The elaborate scam conned nearly £1m ($1.3m, €1.16m) from fine-wine investors named on a so-called ‘sucker list’, the crown prosecution service (CPS) reported.

The wine represented the retirement savings of some of the victims.

Fake luxury

Adam Edwards, Barry Warner, Christopher Brummit, Tarik Drissi and James Brooks were sentenced in London’s Southwark Crown Court on 5 April.

They operated three fake companies; Mayfair Worldwide Trading, Commodex Global and Winchester Associates.

The companies claimed to be established fine-wine brokers based in prime locations, such as Mayfair.

They were, in fact, based in industrial estate units in Essex.

How it worked

The group cold-called individuals that had already invested in wine, which was kept in bonded warehouses.

They employed a series of aggressive sales tactics and managed to convince the victims to transfer their wine assets to the gang’s warehouse.

Once it had been obtained, it was then sold on to legitimate buyers with the proceeds pocketed by the fraudsters.

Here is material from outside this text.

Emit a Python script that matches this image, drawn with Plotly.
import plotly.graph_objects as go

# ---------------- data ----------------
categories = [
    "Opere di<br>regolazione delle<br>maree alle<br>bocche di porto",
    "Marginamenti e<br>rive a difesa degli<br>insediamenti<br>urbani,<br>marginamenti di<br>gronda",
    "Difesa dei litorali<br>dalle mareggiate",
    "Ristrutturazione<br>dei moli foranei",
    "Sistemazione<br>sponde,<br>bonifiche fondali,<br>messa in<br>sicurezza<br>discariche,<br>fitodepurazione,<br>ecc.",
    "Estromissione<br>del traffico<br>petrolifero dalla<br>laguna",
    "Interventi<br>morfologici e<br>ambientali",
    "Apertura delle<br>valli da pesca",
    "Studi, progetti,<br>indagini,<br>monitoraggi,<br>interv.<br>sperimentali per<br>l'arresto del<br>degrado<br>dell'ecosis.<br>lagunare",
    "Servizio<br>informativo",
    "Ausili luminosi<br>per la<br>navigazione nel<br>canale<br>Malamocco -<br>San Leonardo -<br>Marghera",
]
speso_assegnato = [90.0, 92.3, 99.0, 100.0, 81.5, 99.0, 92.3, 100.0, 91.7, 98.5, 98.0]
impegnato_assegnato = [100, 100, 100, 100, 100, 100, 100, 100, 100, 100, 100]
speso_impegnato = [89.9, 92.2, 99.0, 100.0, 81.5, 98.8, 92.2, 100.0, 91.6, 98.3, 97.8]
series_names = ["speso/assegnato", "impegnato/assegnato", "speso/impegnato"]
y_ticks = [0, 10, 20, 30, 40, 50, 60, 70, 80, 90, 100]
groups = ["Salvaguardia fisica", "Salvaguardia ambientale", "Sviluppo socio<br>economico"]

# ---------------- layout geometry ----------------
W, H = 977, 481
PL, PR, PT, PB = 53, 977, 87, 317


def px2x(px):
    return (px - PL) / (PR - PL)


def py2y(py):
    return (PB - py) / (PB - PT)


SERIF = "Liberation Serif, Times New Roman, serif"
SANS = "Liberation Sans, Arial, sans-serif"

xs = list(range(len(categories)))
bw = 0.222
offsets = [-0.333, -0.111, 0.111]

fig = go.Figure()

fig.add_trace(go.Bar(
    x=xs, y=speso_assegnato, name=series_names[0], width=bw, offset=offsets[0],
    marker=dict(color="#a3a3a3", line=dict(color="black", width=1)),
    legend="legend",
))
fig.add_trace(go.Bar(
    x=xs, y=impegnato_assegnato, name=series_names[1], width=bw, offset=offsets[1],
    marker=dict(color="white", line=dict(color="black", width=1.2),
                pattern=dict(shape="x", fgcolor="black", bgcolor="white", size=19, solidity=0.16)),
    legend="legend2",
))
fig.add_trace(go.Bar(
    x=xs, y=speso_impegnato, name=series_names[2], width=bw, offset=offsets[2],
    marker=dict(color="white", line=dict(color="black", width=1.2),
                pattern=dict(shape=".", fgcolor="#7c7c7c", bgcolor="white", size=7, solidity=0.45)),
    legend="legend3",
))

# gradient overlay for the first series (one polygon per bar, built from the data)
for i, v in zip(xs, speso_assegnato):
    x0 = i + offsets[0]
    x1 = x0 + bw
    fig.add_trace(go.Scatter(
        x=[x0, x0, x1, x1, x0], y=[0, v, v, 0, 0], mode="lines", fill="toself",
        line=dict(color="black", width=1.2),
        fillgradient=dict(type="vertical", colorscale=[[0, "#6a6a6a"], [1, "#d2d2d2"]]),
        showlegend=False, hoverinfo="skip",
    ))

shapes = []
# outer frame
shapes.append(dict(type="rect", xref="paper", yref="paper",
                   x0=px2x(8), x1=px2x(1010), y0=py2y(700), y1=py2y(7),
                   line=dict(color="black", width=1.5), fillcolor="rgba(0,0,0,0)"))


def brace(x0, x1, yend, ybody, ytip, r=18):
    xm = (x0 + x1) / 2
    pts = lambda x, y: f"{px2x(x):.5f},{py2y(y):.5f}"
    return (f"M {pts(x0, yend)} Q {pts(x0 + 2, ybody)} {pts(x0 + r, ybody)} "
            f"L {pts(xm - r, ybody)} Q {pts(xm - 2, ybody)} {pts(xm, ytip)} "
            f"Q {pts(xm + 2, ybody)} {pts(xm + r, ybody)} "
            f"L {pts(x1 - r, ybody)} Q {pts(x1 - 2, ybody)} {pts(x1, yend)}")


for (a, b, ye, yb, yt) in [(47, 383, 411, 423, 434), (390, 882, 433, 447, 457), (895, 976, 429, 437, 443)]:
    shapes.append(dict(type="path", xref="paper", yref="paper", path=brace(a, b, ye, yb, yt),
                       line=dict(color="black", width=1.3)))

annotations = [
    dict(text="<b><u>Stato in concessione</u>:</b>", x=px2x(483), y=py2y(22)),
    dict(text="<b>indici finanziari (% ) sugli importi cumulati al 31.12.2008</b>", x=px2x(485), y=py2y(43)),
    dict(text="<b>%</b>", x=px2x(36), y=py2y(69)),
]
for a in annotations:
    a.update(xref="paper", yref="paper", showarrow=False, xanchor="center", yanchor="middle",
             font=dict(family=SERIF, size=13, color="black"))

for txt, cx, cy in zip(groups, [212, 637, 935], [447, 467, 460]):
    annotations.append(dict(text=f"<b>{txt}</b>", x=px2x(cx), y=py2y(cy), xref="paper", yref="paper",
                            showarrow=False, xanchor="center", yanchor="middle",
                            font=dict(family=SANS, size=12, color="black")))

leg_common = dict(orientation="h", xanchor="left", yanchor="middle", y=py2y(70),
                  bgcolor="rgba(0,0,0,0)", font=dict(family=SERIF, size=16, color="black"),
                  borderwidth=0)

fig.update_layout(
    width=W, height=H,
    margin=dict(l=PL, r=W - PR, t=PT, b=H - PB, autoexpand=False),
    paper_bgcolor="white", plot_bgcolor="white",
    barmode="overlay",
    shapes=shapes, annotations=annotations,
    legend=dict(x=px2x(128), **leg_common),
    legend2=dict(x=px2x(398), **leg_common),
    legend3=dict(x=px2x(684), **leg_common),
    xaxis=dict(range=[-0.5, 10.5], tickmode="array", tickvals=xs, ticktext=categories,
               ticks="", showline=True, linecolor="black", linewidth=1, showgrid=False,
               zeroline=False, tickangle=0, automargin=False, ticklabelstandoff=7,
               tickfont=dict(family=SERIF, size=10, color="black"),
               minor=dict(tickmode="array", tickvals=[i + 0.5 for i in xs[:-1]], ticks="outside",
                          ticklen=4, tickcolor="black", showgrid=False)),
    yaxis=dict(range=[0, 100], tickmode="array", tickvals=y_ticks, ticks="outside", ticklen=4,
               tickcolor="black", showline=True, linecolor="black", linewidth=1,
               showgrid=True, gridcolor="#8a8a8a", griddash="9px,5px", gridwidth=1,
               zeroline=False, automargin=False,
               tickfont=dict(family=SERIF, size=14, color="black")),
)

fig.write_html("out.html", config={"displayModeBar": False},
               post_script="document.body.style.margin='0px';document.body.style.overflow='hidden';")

Victims were told a series of elaborate lies about the whereabouts of their money, such as it had been reinvested in graphene, diamonds or gold.

Dupe innocent investors

“This was an unscrupulous gang who would go to great lengths to defraud elderly and vulnerable people out of their very valuable wines, many of which represented their savings for their retirement,” said Sian Mitchell, specialist prosecutor for the CPS’ specialist fraud division.

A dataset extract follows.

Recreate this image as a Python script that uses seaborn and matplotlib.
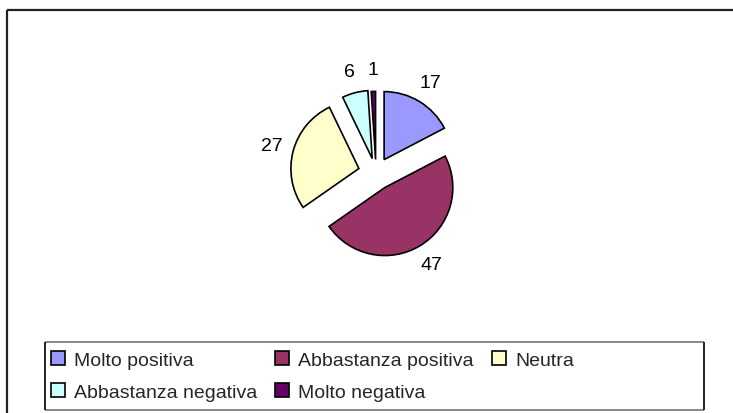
import matplotlib
matplotlib.use("Agg")
import matplotlib.pyplot as plt
import seaborn as sns
from matplotlib.lines import Line2D

categories = ["Molto positiva", "Abbastanza positiva", "Neutra",
              "Abbastanza negativa", "Molto negativa"]
values = [17, 47, 27, 6, 1]
colors = ["#9999FF", "#993366", "#FFFFCC", "#CCFFFF", "#660066"]
explode = [0.23, 0.25, 0.26, 0.22, 0.2]

sns.set_theme(style="white")
plt.rcParams["font.family"] = ["Liberation Sans", "DejaVu Sans"]

W, H = 733, 414
fig = plt.figure(figsize=(W / 100, H / 100), dpi=100)
fig.patch.set_facecolor("white")


def fline(xs, ys, color, lw):
    fig.add_artist(Line2D([x / W for x in xs], [1 - y / H for y in ys],
                          color=color, lw=lw, solid_capstyle="butt"))


# outer frame (left and top edges visible)
fline([6.5, 6.5], [11, 420], "#222222", 1.6)
fline([6.5, 740], [11, 11], "#222222", 1.6)

# pie axes: centre (376,174) px, radius 68 px
cx, cy, half, r = 376, 174, 100, 68
ax = fig.add_axes([(cx - half) / W, (H - cy - half) / H, 2 * half / W, 2 * half / H])
pal = sns.color_palette(colors)
wedges, texts, autotexts = ax.pie(
    values, colors=pal, explode=explode, startangle=90, counterclock=False,
    autopct=lambda p: f"{p * sum(values) / 100:.0f}", pctdistance=1.32,
    wedgeprops=dict(edgecolor="black", linewidth=1.2),
    textprops=dict(fontsize=14, color="black"))
ax.set_xlim(-half / r, half / r)
ax.set_ylim(-half / r, half / r)
ax.set_aspect("equal")
ax.axis("off")

# legend box: grey top/bottom, black sides
fline([45, 704], [343, 343], "#808080", 1.3)
fline([45, 704], [411, 411], "#808080", 1.3)
fline([45, 45], [343, 411], "#111111", 1.3)
fline([704, 704], [343, 411], "#111111", 1.3)

order = [0, 3, 1, 4, 2]
leg = fig.legend([wedges[i] for i in order], [categories[i] for i in order],
                 ncol=3, loc="upper left",
                 bbox_to_anchor=(51 / W, 1 - 352 / H),
                 frameon=False, fontsize=14, borderaxespad=0, borderpad=0,
                 handlelength=0.72, handleheight=0.72, handletextpad=0.45,
                 columnspacing=0.95, labelspacing=0.75)

fig.savefig("out.png", dpi=100)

“One of the victims was a disabled man who, as a result of not receiving payment, was unable to buy a new wheelchair.

The group went to great lengths to legitimise their fraudulent activities, she added.

Mayfair Worldwide Trading issued a bogus press release claiming that the company had won two fictitious awards.

“Obviously, no such awards existed, and were designed to dupe innocent investors,” Mitchell said.